Host-pathogen co-evolution and the emergence of broadly neutralizing antibodies in chronic infections
Armita Nourmohammad, Jakub Otwinowski, Joshua B. Plotkin

The vertebrate adaptive immune system provides a flexible and diverse set of molecules to neutralize pathogens. Yet, viruses that cause chronic infections, such as HIV, can survive by evolving as quickly as the adaptive immune system, forming an evolutionary arms race within a host. Here we introduce a mathematical framework to study the co-evolutionary dynamics of antibodies with antigens within a patient. We focus on changes in the binding interactions between the antibody and antigen populations, which result from the underlying stochastic evolution of genotype frequencies driven by mutation, selection, and drift. We identify the critical viral and immune parameters that determine the distribution of antibody-antigen binding affinities.

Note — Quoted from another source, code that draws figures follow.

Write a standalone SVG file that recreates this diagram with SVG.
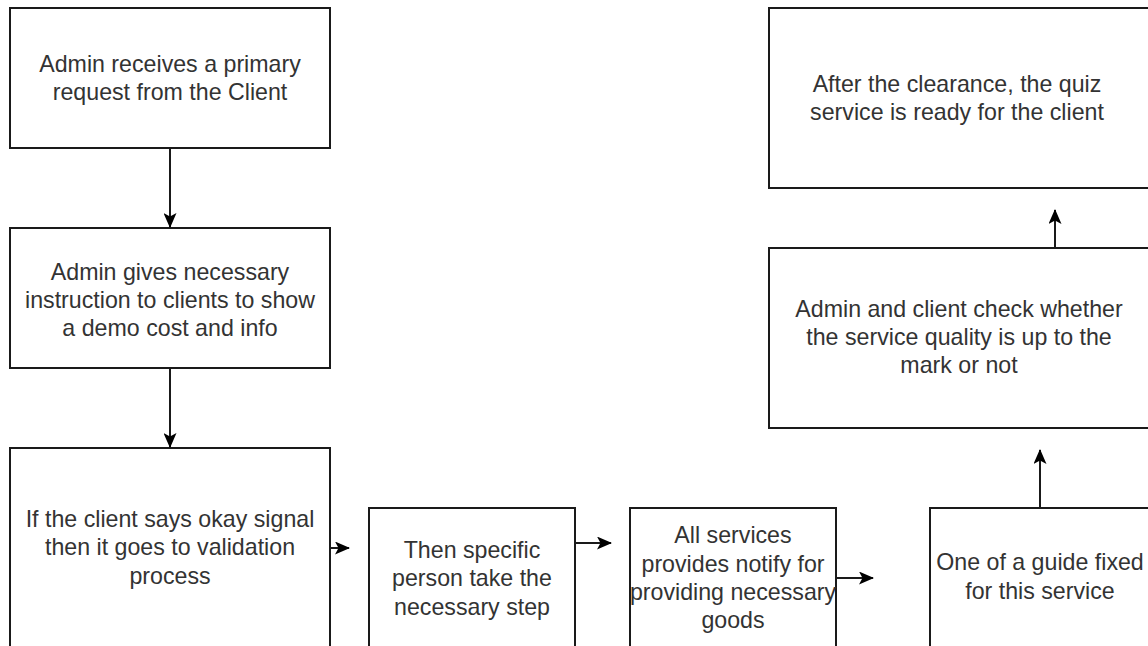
<svg xmlns="http://www.w3.org/2000/svg" width="1148" height="646" viewBox="0 0 1148 646">
<style>
.box{fill:#fff;stroke:#1a1a1a;stroke-width:2}
.lbl{font-family:"Liberation Sans",Arial,sans-serif;font-size:23.2px;fill:#333;text-anchor:middle}
.edge{stroke:#1a1a1a;stroke-width:2;fill:none}
</style>
<defs>
<marker id="arr" viewBox="0 0 15 13" refX="14" refY="6.5" markerWidth="15" markerHeight="13" markerUnits="userSpaceOnUse" orient="auto">
<path d="M0,0 L15,6.5 L0,13 L3.5,6.5 Z" fill="#000"/>
</marker>
</defs>
<rect width="1148" height="646" fill="#fff"/>
<g id="n1"><rect class="box" x="10" y="8" width="320" height="140"/>
<text class="lbl" x="170" y="72">Admin receives a primary</text>
<text class="lbl" x="170" y="100">request from the Client</text></g>
<g id="n2"><rect class="box" x="10" y="228" width="320" height="140"/>
<text class="lbl" x="170" y="280">Admin gives necessary</text>
<text class="lbl" x="170" y="308">instruction to clients to show</text>
<text class="lbl" x="170" y="336">a demo cost and info</text></g>
<g id="n3"><rect class="box" x="10" y="448" width="320" height="220"/>
<text class="lbl" x="170" y="527">If the client says okay signal</text>
<text class="lbl" x="170" y="555">then it goes to validation</text>
<text class="lbl" x="170" y="584">process</text></g>
<g id="n4"><rect class="box" x="369" y="508" width="206" height="160"/>
<text class="lbl" x="472" y="558">Then specific</text>
<text class="lbl" x="472" y="586">person take the</text>
<text class="lbl" x="472" y="615">necessary step</text></g>
<g id="n5"><rect class="box" x="630" y="508" width="206" height="160"/>
<text class="lbl" x="733" y="543">All services</text>
<text class="lbl" x="733" y="572">provides notify for</text>
<text class="lbl" x="733" y="600">providing necessary</text>
<text class="lbl" x="733" y="628">goods</text></g>
<g id="n6"><rect class="box" x="930" y="508" width="222" height="160"/>
<text class="lbl" x="1040" y="570">One of a guide fixed</text>
<text class="lbl" x="1040" y="599">for this service</text></g>
<g id="n7"><rect class="box" x="769" y="248" width="382" height="180"/>
<text class="lbl" x="959" y="317">Admin and client check whether</text>
<text class="lbl" x="959" y="345">the service quality is up to the</text>
<text class="lbl" x="959" y="373">mark or not</text></g>
<g id="n8"><rect class="box" x="769" y="8" width="382" height="180"/>
<text class="lbl" x="957" y="92">After the clearance, the quiz</text>
<text class="lbl" x="957" y="120">service is ready for the client</text></g>
<g id="connectors">
<line class="edge" x1="170" y1="148" x2="170" y2="227" marker-end="url(#arr)"/>
<line class="edge" x1="170" y1="368" x2="170" y2="447" marker-end="url(#arr)"/>
<line class="edge" x1="330" y1="548" x2="349" y2="548" marker-end="url(#arr)"/>
<line class="edge" x1="575" y1="543" x2="611" y2="543" marker-end="url(#arr)"/>
<line class="edge" x1="836" y1="578" x2="873" y2="578" marker-end="url(#arr)"/>
<line class="edge" x1="1040" y1="508" x2="1040" y2="450" marker-end="url(#arr)"/>
<line class="edge" x1="1055" y1="248" x2="1055" y2="210" marker-end="url(#arr)"/>
</g>
</svg>
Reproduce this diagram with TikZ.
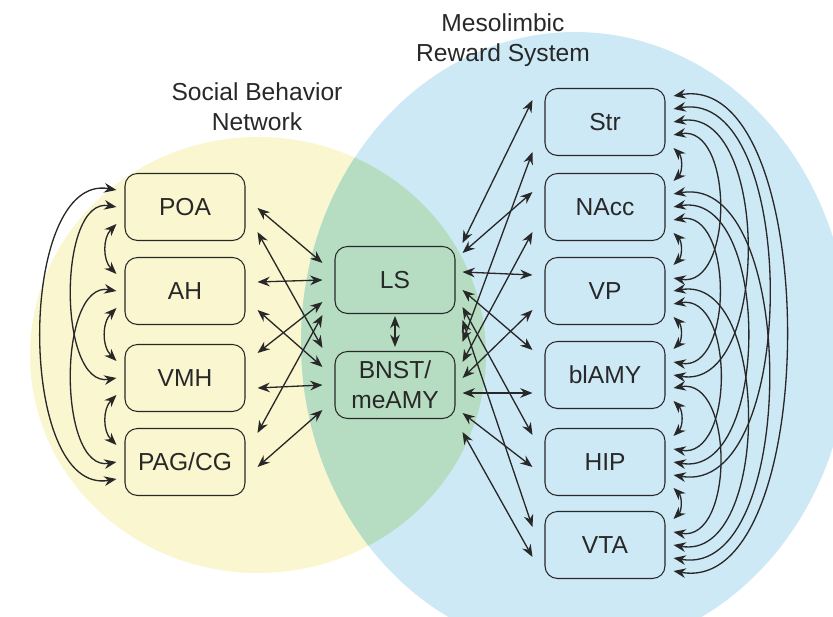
\documentclass[tikz,border=0pt]{standalone}
\usepackage{fontspec}
\setmainfont{Liberation Sans}
\usetikzlibrary{arrows.meta,calc}

\definecolor{sbnyellow}{RGB}{250,246,208}
\definecolor{mrsblue}{RGB}{206,233,246}
\definecolor{overlapgreen}{RGB}{182,221,194}
\definecolor{inkgray}{RGB}{40,40,40}

\begin{document}
\begin{tikzpicture}[x=0.02cm,y=0.02cm,>={Stealth[length=7pt,width=5.5pt]},
  area/.style={draw=inkgray, line width=0.6pt, rounded corners=0.25cm,
    minimum width=2.4cm, minimum height=1.34cm, inner sep=0pt, align=center,
    text=inkgray, font=\fontsize{14}{17}\selectfont},
  title/.style={align=center, text=inkgray, font=\fontsize{14}{17}\selectfont},
  link/.style={<->, line width=0.75pt, inkgray}]
  \useasboundingbox (0,0) rectangle (833,-617);

  % the two systems and their overlap
  \fill[sbnyellow] (258,-355) ellipse [x radius=228, y radius=218];
  \fill[mrsblue] (575,-342) ellipse [x radius=274, y radius=310];
  \begin{scope}
    \clip (258,-355) ellipse [x radius=228, y radius=218];
    \fill[overlapgreen] (575,-342) ellipse [x radius=274, y radius=310];
  \end{scope}

  \node[title] (sbn) at (257,-107) {Social Behavior\\Network};
  \node[title] (mrs) at (503,-40) {Mesolimbic\\Reward System};

  \node[area] (POA) at (185,-207) {POA};
  \node[area] (AH) at (185,-291) {AH};
  \node[area] (VMH) at (185,-378) {VMH};
  \node[area] (PAG) at (185,-462) {PAG/CG};

  \node[area] (LS) at (395,-280) {LS};
  \node[area] (BNST) at (395,-385) {BNST/\\meAMY};

  \node[area] (Str) at (605,-122) {Str};
  \node[area] (NAcc) at (605,-207) {NAcc};
  \node[area] (VP) at (605,-291) {VP};
  \node[area] (blAMY) at (605,-375) {blAMY};
  \node[area] (HIP) at (605,-462) {HIP};
  \node[area] (VTA) at (605,-545) {VTA};

  % arcs inside the social behavior network
  \foreach \a/\b in {POA/AH, AH/VMH, VMH/PAG}
    \draw[link] ($(\a.west)+(-8,-17)$) to[bend right=45] ($(\b.west)+(-8,17)$);
  \foreach \a/\b/\s/\l in {POA/VMH/2/0.9, AH/PAG/2/0.9, POA/PAG/3/0.9}
    \draw[link] ($(\a.west)+(-8,{17*(\s-2)})$) to[out=170,in=190,looseness=\l] ($(\b.west)+(-8,{17*(2-\s)})$);

  % arcs inside the reward system
  \foreach \a/\b in {Str/NAcc, NAcc/VP, VP/blAMY, blAMY/HIP, HIP/VTA}
    \draw[link] ($(\a.east)+(8,-26)$) to[bend left=45] ($(\b.east)+(8,26)$);
  \foreach \a/\b/\s/\l in {Str/VP/2/1.1, NAcc/blAMY/2/1.1, VP/HIP/2/1.1, blAMY/VTA/2/1.1,
      Str/blAMY/3/1.0, NAcc/HIP/3/1.0, VP/VTA/3/1.0,
      Str/HIP/4/0.9, NAcc/VTA/4/0.9, Str/VTA/5/0.82}
    \draw[link] ($(\a.east)+(8,{13*(\s-3)})$) to[out=10,in=-10,looseness=\l] ($(\b.east)+(8,{13*(3-\s)})$);

  % social behavior network to LS and BNST
  \foreach \a/\p/\q in {POA/-1/17, AH/9/0, VMH/25/-22, PAG/29/-35}
    \draw[link] ($(\a.east)+(12,\p)$) -- ($(LS.west)+(-12,\q)$);
  \foreach \a/\p/\q in {POA/-25/37, AH/-19/18, VMH/-10/0, PAG/-5/-25}
    \draw[link] ($(\a.east)+(12,\p)$) -- ($(BNST.west)+(-12,\q)$);
  \draw[link] ($(LS.south)+(0,-2)$) -- ($(BNST.north)+(0,4)$);

  % LS and BNST to the reward system
  \foreach \a/\p/\q in {Str/37/22, NAcc/27/15, VP/8/16, blAMY/-10/25, HIP/-27/27, VTA/-40/18}
    \draw[link] ($(LS.east)+(7,\p)$) -- ($(\a.west)+(-12,\q)$);
  \foreach \a/\p/\q in {Str/43/-30, NAcc/23/-25, VP/7/-19, blAMY/-8/-18, HIP/-28/-5, VTA/-47/-12}
    \draw[link] ($(BNST.east)+(7,\p)$) -- ($(\a.west)+(-12,\q)$);
\end{tikzpicture}
\end{document}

We also identify definitive signatures of co-evolution that measure the reciprocal response between the antibody and viruses, and we introduce experimentally measurable quantities that quantify the extent of adaptation during continual co-evolution of the two opposing populations. Finally, we analyze competition between clonal lineages of antibodies and characterize the fate of a given lineage dependent on the state of the antibody and viral populations. In particular, we derive the conditions that favor the emergence of broadly neutralizing antibodies, which may be used in designing a vaccine against HIV.